No entanto, essa clareza não elimina todas as fricções. Mende disse ao Cointelegraph que ainda existem desafios na interface com as finanças tradicionais, particularmente no setor bancário e nas rampas de entrada e saída de fiat, além de áreas mais experimentais, como finanças descentralizadas (DeFi) e DAOs, onde os marcos regulatórios ainda estão evoluindo.
Stablecoins surgem como o primeiro trilho de uso em massa
À medida que a economia cripto de Dubai se desenvolve, diversos líderes do setor apontam pagamentos e stablecoins como a primeira área de adoção real e duradoura.
“A infraestrutura de pagamentos e stablecoins liderará porque resolve um problema universal e urgente: liquidação transfronteiriça lenta, cara e fragmentada”, disse Patrick Ngan, diretor de investimentos do Zeta Network Group, ao Cointelegraph.

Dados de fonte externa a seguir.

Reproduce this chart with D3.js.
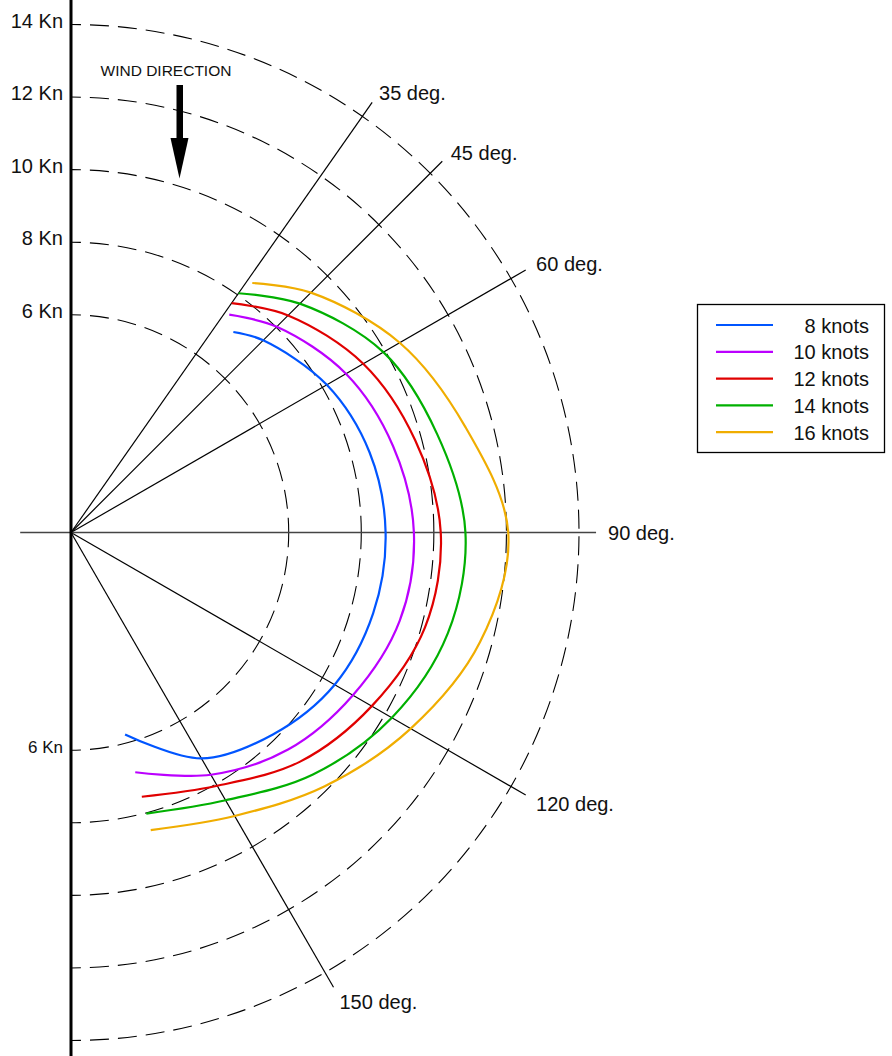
<!DOCTYPE html>
<html>
<head>
<meta charset="utf-8">
<script src="https://cdn.jsdelivr.net/npm/d3@7"></script>
<style>
  body { margin: 0; background: #fff; }
  svg { display: block; font-family: "Liberation Sans", Arial, sans-serif; }
</style>
</head>
<body>
<div id="chart"></div>
<script>
// rings (boat speed, knots) and rays (true wind angle, degrees)
const ringKnots = [6, 8, 10, 12, 14];
const rayDegrees = [35, 45, 60, 90, 120, 150];

// wind speeds in the legend
const windSpeeds = [8, 10, 12, 14, 16];
const seriesColors = ["#0055ff", "#bb00ff", "#e00000", "#00b000", "#f0ad00"];

// polar data: true wind angle -> boat speed
const angles8 = [39, 45, 60, 75, 90, 105, 120, 135, 150, 165];
const speeds8 = [7.11, 7.49, 8.14, 8.52, 8.67, 8.62, 8.39, 7.87, 7.19, 5.76];
const angles10 = [36, 45, 60, 75, 90, 105, 120, 135, 150, 165];
const speeds10 = [7.42, 8.02, 8.75, 9.19, 9.45, 9.38, 8.97, 8.46, 7.71, 6.84];
const angles12 = [35, 45, 60, 75, 90, 105, 120, 135, 150, 165];
const speeds12 = [7.72, 8.46, 9.30, 9.82, 10.19, 10.10, 9.57, 8.93, 8.06, 7.54];
const angles14 = [35, 45, 60, 75, 90, 105, 120, 135, 150, 165];
const speeds14 = [8.05, 8.92, 9.94, 10.45, 10.87, 10.75, 10.21, 9.43, 8.52, 8.02];
const angles16 = [36, 45, 60, 75, 90, 105, 120, 135, 150, 165];
const speeds16 = [8.50, 9.35, 10.46, 11.25, 12.05, 11.67, 10.81, 9.89, 9.02, 8.49];

const allAngles = [angles8, angles10, angles12, angles14, angles16];
const allSpeeds = [speeds8, speeds10, speeds12, speeds14, speeds16];

const W = 892, H = 1056;
const cx = 71, cy = 532.5;
const rad = d => d * Math.PI / 180;

const r = d3.scaleLinear().domain([0, 14]).range([0, 508]);
const rayLen = r(14.47);

const svg = d3.select("#chart").append("svg")
    .attr("width", W)
    .attr("height", H);

// dashed rings, drawn as two quarter arcs starting at the axis
const rings = svg.append("g").attr("class", "rings")
    .attr("fill", "none")
    .attr("stroke", "#000")
    .attr("stroke-width", 1.1)
    .attr("stroke-dasharray", "19,9")
    .attr("stroke-dashoffset", 9);

ringKnots.forEach(k => {
    const R = r(k);
    const top = d3.path();
    top.moveTo(cx, cy - R);
    top.arc(cx, cy, R, -Math.PI / 2, 0, false);
    rings.append("path").attr("d", top.toString());
    const bottom = d3.path();
    bottom.moveTo(cx, cy + R);
    bottom.arc(cx, cy, R, Math.PI / 2, 0, true);
    rings.append("path").attr("d", bottom.toString());
});

// rays
const rays = svg.append("g").attr("class", "rays");
rays.selectAll("line")
    .data(rayDegrees.filter(d => d !== 90))
    .join("line")
    .attr("x1", cx).attr("y1", cy)
    .attr("x2", d => cx + rayLen * Math.sin(rad(d)))
    .attr("y2", d => cy - rayLen * Math.cos(rad(d)))
    .attr("stroke", "#000")
    .attr("stroke-width", 1.2);

// horizontal axis (90 deg.)
svg.append("line")
    .attr("x1", cx - r(1.4)).attr("y1", cy)
    .attr("x2", cx + rayLen).attr("y2", cy)
    .attr("stroke", "#444")
    .attr("stroke-width", 1.6);

// ray labels
rays.selectAll("text")
    .data(rayDegrees)
    .join("text")
    .attr("x", d => cx + r(14.8) * Math.sin(rad(d)))
    .attr("y", d => cy - r(14.8) * Math.cos(rad(d)) + 7 + 5 * Math.max(0, -Math.cos(rad(d))))
    .attr("font-size", 20)
    .attr("fill", "#111")
    .text(d => `${d} deg.`);

// vertical axis
svg.append("line")
    .attr("x1", cx).attr("y1", 0)
    .attr("x2", cx).attr("y2", H)
    .attr("stroke", "#000")
    .attr("stroke-width", 3);

// ring labels
svg.append("g").attr("class", "ring_labels")
    .selectAll("text")
    .data(ringKnots)
    .join("text")
    .attr("x", cx - 8)
    .attr("y", d => Math.max(cy - r(d) + 3, 25))
    .attr("text-anchor", "end")
    .attr("font-size", 20)
    .attr("fill", "#111")
    .text(d => `${d} Kn`);

svg.append("text")
    .attr("x", cx - 8)
    .attr("y", cy + r(ringKnots[0]) + 3)
    .attr("text-anchor", "end")
    .attr("font-size", 17)
    .attr("fill", "#111")
    .text(`${ringKnots[0]} Kn`);

// wind direction
svg.append("text")
    .attr("x", 166)
    .attr("y", 76)
    .attr("text-anchor", "middle")
    .attr("font-size", 15.5)
    .attr("fill", "#111")
    .text("WIND DIRECTION");
svg.append("rect")
    .attr("x", 176.5).attr("y", 85)
    .attr("width", 6.5).attr("height", 55)
    .attr("fill", "#000");
svg.append("path")
    .attr("d", "M170.5,138 L188.5,138 L179.5,178.5 Z")
    .attr("fill", "#000");

// polar curves
const line = d3.lineRadial()
    .angle(d => rad(d[0]))
    .radius(d => r(d[1]))
    .curve(d3.curveCatmullRom.alpha(0.5));

svg.append("g").attr("class", "curves")
    .attr("transform", `translate(${cx},${cy})`)
    .selectAll("path")
    .data(windSpeeds.map((w, i) => ({wind: w, color: seriesColors[i], pts: d3.zip(allAngles[i], allSpeeds[i])})))
    .join("path")
    .attr("d", d => line(d.pts))
    .attr("fill", "none")
    .attr("stroke", d => d.color)
    .attr("stroke-width", 2.2);

// legend
const legend = svg.append("g").attr("class", "legend");
legend.append("rect")
    .attr("x", 697.5).attr("y", 304.5)
    .attr("width", 187).attr("height", 148)
    .attr("fill", "#fff")
    .attr("stroke", "#000")
    .attr("stroke-width", 1.3);
const items = legend.selectAll("g.item")
    .data(windSpeeds)
    .join("g").attr("class", "item")
    .attr("transform", (d, i) => `translate(0, ${325 + i * 26.8})`);
items.append("line")
    .attr("x1", 716).attr("x2", 773)
    .attr("stroke", (d, i) => seriesColors[i])
    .attr("stroke-width", 2.2);
items.append("text")
    .attr("x", 869)
    .attr("y", 7.5)
    .attr("text-anchor", "end")
    .attr("font-size", 20)
    .attr("fill", "#111")
    .text(d => `${d} knots`);
</script>
</body>
</html>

De acordo com Ngan, a clareza regulatória fornece às instituições financeiras a confiança para integrar trilhos de liquidação digital diretamente no comércio. “Uma vez que esses trilhos estejam em vigor, o volume virá”, disse ele. “É aí que aparecerá a primeira adoção real e duradoura.”
O fundador da SingularityDAO, Marcello Mari, ecoou o sentimento. Ele disse que as stablecoins já estão mais incorporadas nas atividades diárias do que muitos fora da região percebem.
“Em Dubai, USDT e USDC são realmente usados mais do que você imagina — para aluguel, remessas, imóveis e pagamentos de serviços”, disse Mari. “Jogos e criadores Web3 virão a seguir, mas as stablecoins são a primeira ponte para a utilidade no mundo real.”
Além das empresas cripto-nativas, as stablecoins também chamaram a atenção de empresas tradicionais nos Emirados Árabes Unidos. Na quinta-feira, a gigante estatal de telecomunicações e& anunciou que está se preparando para testar uma stablecoin lastreada em dirham para pagamento de contas.
No entanto, tanto Ngan quanto Mari disseram que, embora exista clareza regulatória, os prazos operacionais e os relacionamentos bancários permanecem como os maiores gargalos. “As regras são claras, mas o processo exige paciência e forte disciplina operacional”, disse Ngan.